The Makefile will try to use the Haskell install script, falling back to the shell script if you do not have Haskell installed.

Haskell script: Setup.hs

This build method gives you most options. You will need Haskell installed on your system.

Run the build script with:

runghc Setup.hs ...

Where ... is one of:

build   [CMDS] [MODE] [--langs=[+|-]LANG,LANG,...] [--gf=...] [--verbose|-v]
copy    [MODE] [--dest=...]
install [CMDS] [MODE] [--langs=[+|-]LANG,LANG,...] [--gf=...] [--dest=...] [--verbose|-v]
clean
  • CMDS is one or more of: prelude, all, lang, api, compat, or an explicit module name (e.g. ExtraEng.gf. You don't need to specify to language subdirectory, but there is a restriction that the module must exist in a direct subdirectory of src). If ommitted, the default command is prelude all.
  • MODE is one of: present, alltenses (default is both).
  • LANG is a 3-letter language code, e.g. Eng, Swe etc.
  • You can override the default language list with --langs=...
  • You can add languages to the default list with --langs=+...
  • You can remove languages from the default list with langs=-...
  • The path to GF installed on your system can be specified via the --gf flag (default is that the gf executable is in the global system path).
  • The --dest flag can be used to manually specify where the compiled RGL modules should be copied/installed. This is the same place as GF_LIB_PATH.

Shell script: Setup.sh

This method is provided as an alternative for those who don't have Haskell installed. Simply run the script to build the entire RGL and install in the default location.
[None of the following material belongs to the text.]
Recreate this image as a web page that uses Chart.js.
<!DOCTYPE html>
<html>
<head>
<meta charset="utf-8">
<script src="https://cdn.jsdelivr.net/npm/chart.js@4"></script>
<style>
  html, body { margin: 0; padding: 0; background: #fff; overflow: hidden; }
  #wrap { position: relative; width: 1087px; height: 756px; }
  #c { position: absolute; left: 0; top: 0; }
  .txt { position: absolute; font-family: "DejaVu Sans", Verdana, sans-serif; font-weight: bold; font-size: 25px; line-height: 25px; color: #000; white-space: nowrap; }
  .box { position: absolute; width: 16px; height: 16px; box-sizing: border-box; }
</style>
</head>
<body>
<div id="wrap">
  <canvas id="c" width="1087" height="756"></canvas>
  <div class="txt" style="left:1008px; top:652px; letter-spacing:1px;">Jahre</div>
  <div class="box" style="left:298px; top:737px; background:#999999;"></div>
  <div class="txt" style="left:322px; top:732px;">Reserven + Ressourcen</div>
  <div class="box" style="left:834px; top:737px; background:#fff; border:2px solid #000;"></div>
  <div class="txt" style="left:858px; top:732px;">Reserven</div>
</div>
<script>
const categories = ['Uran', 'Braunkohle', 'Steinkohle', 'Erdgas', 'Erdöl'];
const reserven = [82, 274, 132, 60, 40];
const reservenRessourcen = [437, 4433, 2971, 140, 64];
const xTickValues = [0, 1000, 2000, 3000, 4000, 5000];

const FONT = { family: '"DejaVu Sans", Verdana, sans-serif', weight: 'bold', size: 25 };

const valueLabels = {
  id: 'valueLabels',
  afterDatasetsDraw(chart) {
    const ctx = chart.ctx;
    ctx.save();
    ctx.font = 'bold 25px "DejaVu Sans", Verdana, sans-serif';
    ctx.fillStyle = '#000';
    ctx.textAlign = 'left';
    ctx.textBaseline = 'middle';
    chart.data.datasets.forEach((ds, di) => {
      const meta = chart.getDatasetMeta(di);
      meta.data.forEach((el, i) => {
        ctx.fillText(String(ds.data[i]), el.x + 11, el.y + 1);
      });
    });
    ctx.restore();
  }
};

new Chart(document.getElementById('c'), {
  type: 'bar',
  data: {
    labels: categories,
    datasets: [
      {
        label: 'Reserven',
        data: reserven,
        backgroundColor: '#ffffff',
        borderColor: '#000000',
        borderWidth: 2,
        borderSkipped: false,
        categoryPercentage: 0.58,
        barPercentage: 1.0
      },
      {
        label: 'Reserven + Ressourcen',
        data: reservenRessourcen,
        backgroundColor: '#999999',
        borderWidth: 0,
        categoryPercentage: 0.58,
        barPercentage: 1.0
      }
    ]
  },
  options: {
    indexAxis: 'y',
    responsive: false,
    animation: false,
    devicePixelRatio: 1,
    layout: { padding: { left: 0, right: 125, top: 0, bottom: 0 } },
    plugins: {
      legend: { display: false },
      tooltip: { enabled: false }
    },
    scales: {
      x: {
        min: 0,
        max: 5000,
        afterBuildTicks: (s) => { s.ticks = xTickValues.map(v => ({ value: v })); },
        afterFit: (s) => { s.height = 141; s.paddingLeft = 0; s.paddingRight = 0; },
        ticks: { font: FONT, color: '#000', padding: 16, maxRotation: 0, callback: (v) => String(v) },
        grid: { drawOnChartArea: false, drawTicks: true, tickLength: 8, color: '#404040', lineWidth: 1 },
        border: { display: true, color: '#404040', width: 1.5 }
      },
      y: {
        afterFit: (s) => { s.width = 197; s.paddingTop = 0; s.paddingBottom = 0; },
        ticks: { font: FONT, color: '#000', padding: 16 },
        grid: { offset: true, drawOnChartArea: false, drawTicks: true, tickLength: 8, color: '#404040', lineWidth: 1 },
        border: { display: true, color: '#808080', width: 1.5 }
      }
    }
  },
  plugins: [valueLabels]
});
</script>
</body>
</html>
You can pass the following flags:

  • --dest=... to manually specify the install location
  • --gf=... to specify the path to the gf executable, if not available on the system path
  • --verbose or -v to show a list of files being built (errors will always be shown)

Windows batch file: Setup.bat

This method is provided as an alternative for Windows users who don't have Haskell or Bash installed.
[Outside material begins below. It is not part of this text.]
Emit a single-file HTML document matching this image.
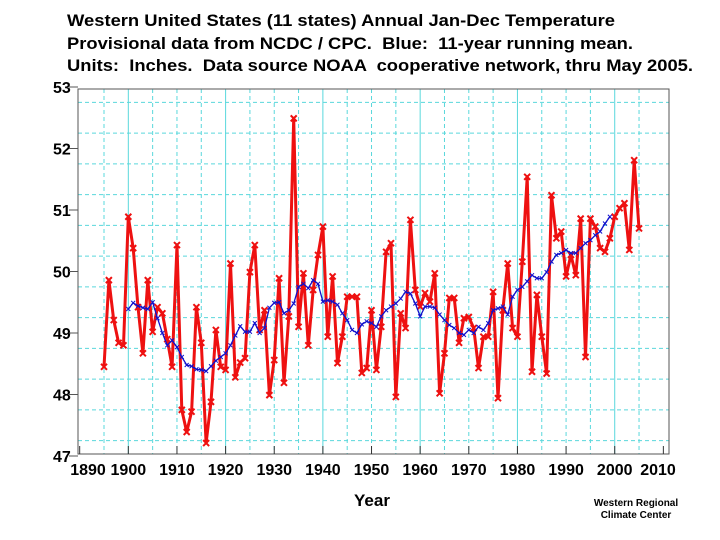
<!DOCTYPE html>
<html><head><meta charset="utf-8"><style>
html,body{margin:0;padding:0;background:#fff;}
svg{display:block;font-family:"Liberation Sans",Arial,sans-serif;}
.pre{white-space:pre;}
</style></head><body>
<svg id="chart" width="720" height="540">
<g font-weight="bold" font-size="17" fill="#000">
<text class="pre" x="67" y="26" textLength="548" lengthAdjust="spacingAndGlyphs">Western United States (11 states) Annual Jan-Dec Temperature</text>
<text class="pre" x="67" y="49" textLength="566" lengthAdjust="spacingAndGlyphs">Provisional data from NCDC / CPC.  Blue:  11-year running mean.</text>
<text class="pre" x="67" y="71" textLength="626" lengthAdjust="spacingAndGlyphs">Units:  Inches.  Data source NOAA  cooperative network, thru May 2005.</text>
</g>
<g id="grid"></g>
<rect x="78" y="89" width="591" height="365" fill="none" stroke="#555" stroke-width="1"/>
<g id="yticks"></g>
<g id="xticks"></g>
<g id="series"></g>
<text x="372" y="506" text-anchor="middle" font-weight="bold" font-size="17">Year</text>
<text x="636" y="506" text-anchor="middle" font-weight="bold" font-size="10">Western Regional</text>
<text x="636" y="518" text-anchor="middle" font-weight="bold" font-size="10">Climate Center</text>
</svg>
<script>
const firstYear = 1895;
const annualTemps = [48.45,49.86,49.21,48.84,48.80,50.89,50.38,49.42,48.67,49.86,49.02,49.42,49.32,48.9,48.45,50.43,47.75,47.39,47.72,49.42,48.84,47.21,47.88,49.05,48.45,48.40,50.13,48.28,48.52,48.59,49.99,50.43,49.05,49.37,47.99,48.56,49.89,48.19,49.27,52.49,49.10,49.97,48.80,49.70,50.27,50.73,48.94,49.92,48.51,48.94,49.59,49.59,49.59,48.35,48.43,49.37,48.40,49.10,50.32,50.46,47.96,49.32,49.08,50.84,49.70,49.43,49.65,49.51,49.97,48.02,48.67,49.57,49.57,48.84,49.24,49.26,49.08,48.43,48.94,48.94,49.67,47.94,49.37,50.13,49.08,48.94,50.16,51.54,48.37,49.62,48.94,48.34,51.24,50.54,50.65,49.92,50.27,49.94,50.86,48.61,50.86,50.73,50.38,50.32,50.54,50.89,51.03,51.11,50.35,51.81,50.70];
const meanFirstYear = 1900;
const runningMean = [49.39,49.49,49.44,49.41,49.39,49.50,49.24,49.0,48.80,48.88,48.77,48.61,48.48,48.46,48.41,48.40,48.38,48.46,48.55,48.61,48.67,48.80,48.96,49.11,49.02,49.02,49.16,49.0,49.08,49.41,49.49,49.50,49.32,49.37,49.48,49.75,49.80,49.73,49.86,49.80,49.51,49.53,49.51,49.46,49.32,49.21,49.05,49.00,49.14,49.19,49.16,49.10,49.27,49.37,49.43,49.48,49.56,49.67,49.64,49.48,49.27,49.43,49.43,49.41,49.30,49.21,49.13,49.08,49.0,48.97,49.05,49.0,49.10,49.05,49.16,49.37,49.40,49.43,49.30,49.59,49.70,49.75,49.84,49.94,49.89,49.89,49.99,50.16,50.27,50.30,50.35,50.30,50.30,50.38,50.46,50.51,50.59,50.65,50.78,50.89];
const yTickValues = [47,48,49,50,51,52,53];
const xTickYears = [1890,1900,1910,1920,1930,1940,1950,1960,1970,1980,1990,2000,2010];

const NS = "http://www.w3.org/2000/svg";
function xs(yr){ return 104 + (yr - 1895) * 4.864; }
function ys(v){ return 87 + (53 - v) * 61.5; }
function mk(tag, attrs, parent){ const e = document.createElementNS(NS, tag); for (const k in attrs) e.setAttribute(k, attrs[k]); parent.appendChild(e); return e; }

const grid = document.getElementById('grid');
for (let yr = 1895; yr <= 2005; yr += 5) {
  const solid = yr % 20 === 0;
  const l = mk('line', {x1: xs(yr), x2: xs(yr), y1: 89, y2: 454, stroke: '#5ad8dc', 'stroke-width': 1, 'stroke-dasharray': solid ? 'none' : '4,3'}, grid);
  
  
}
for (let v = 47.25; v < 53; v += 0.5) {
  const l = mk('line', {x1: 78, x2: 669, y1: ys(v), y2: ys(v), stroke: '#5ad8dc', 'stroke-width': 1, 'stroke-dasharray': '4,3'}, grid);
  
  
}
const yt = document.getElementById('yticks');
yTickValues.forEach(v => {
  const t = mk('text', {x: 53, y: ys(v) + 6, 'font-size': 16, 'font-weight': 'bold'}, yt);
  t.textContent = v;
  
  
  const l = mk('line', {x1: 69, x2: 78, y1: ys(v), y2: ys(v), stroke: '#555'}, yt);
  
  
});
const xt = document.getElementById('xticks');
xTickYears.forEach(yr => {
  let cx = Math.min(Math.max(xs(yr), 88), 658);
  const t = mk('text', {x: cx, y: 475, 'font-size': 16, 'font-weight': 'bold', 'text-anchor': 'middle'}, xt);
  t.textContent = yr;
  
  
  const l = mk('line', {x1: xs(yr), x2: xs(yr), y1: 446, y2: 454, stroke: '#333'}, xt);
  
  
});

const ser = document.getElementById('series');
const redPts = annualTemps.map((v,i) => xs(firstYear+i).toFixed(1)+','+ys(v).toFixed(1)).join(' ');
const red = mk('polyline', {points: redPts, fill: 'none', stroke: '#ee1111', 'stroke-width': 3, 'stroke-linejoin': 'round'}, ser);


annualTemps.forEach((v,i) => {
  const x = xs(firstYear+i), y = ys(v);
  const m = mk('path', {d: `M${x-3},${y-3}L${x+3},${y+3}M${x-3},${y+3}L${x+3},${y-3}`, stroke: '#ee1111', 'stroke-width': 2}, ser);
  
  
});
const bluePts = runningMean.map((v,i) => xs(meanFirstYear+i).toFixed(1)+','+ys(v).toFixed(1)).join(' ');
const blue = mk('polyline', {points: bluePts, fill: 'none', stroke: '#1010cc', 'stroke-width': 1.3}, ser);


runningMean.forEach((v,i) => {
  const x = xs(meanFirstYear+i), y = ys(v);
  const m = mk('path', {d: `M${x-2},${y-2}L${x+2},${y+2}M${x-2},${y+2}L${x+2},${y-2}`, stroke: '#1010cc', 'stroke-width': 1}, ser);
  
  
});
</script>
</body></html>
It is supposed to be a port of Setup.sh and works in largely the same way. In particular, it accepts the same flags (in the same format) as described above.

However it currently tries to build all modules for all languages and doesn't consider the details of which modules should be compiled for each language (specified in languages.csv)

About this repository

On 2018-07-25, the monolithic GF repository was split in two:

  1. gf-core — the GF compiler, shell and runtimes
  2. gf-rgl — the resource grammar library

The former repository is now archived and no longer updated. The split was performed using this script and the output of that script is here.